Spatially asymptotic S-matrix from general boundary formulation

TL;DR

This paper introduces a novel spatially asymptotic S-matrix in quantum field theory, applicable when interactions diminish with distance but persist over time, and demonstrates its equivalence to the traditional S-matrix.

Contribution

It develops a new S-matrix framework based on the general boundary formulation, shifting the asymptotic states from temporal to spatial infinity, and shows their equivalence.

Findings

The new S-matrix is equivalent to the traditional one in applicable scenarios.

Explicit expressions for the S-matrix are derived using coherent states.

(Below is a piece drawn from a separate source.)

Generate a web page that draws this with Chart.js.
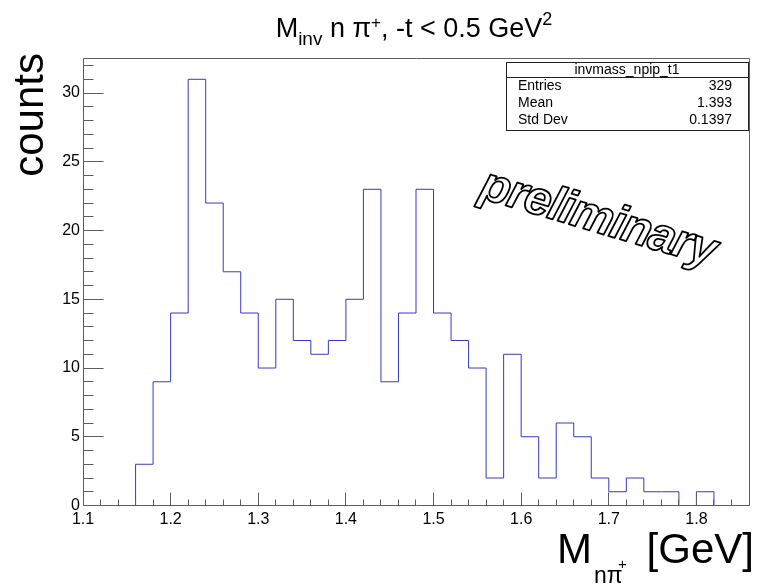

Crossing symmetry is manifest in the new formalism.

Abstract

We construct a new type of S-matrix in quantum field theory using the general boundary formulation. In contrast to the usual S-matrix the space of free asymptotic states is located at spatial rather than at temporal infinity. Hence, the new S-matrix applies to situations where interactions may remain important at all times, but become negligible with distance. We show that the new S-matrix is equivalent to the usual one in situations where both apply. This equivalence is mediated by an isomorphism between the respective asymptotic state spaces that we construct. We introduce coherent states that allow us to obtain explicit expressions for the new S-matrix. In our formalism crossing symmetry becomes a manifest rather than a derived feature of the S-matrix.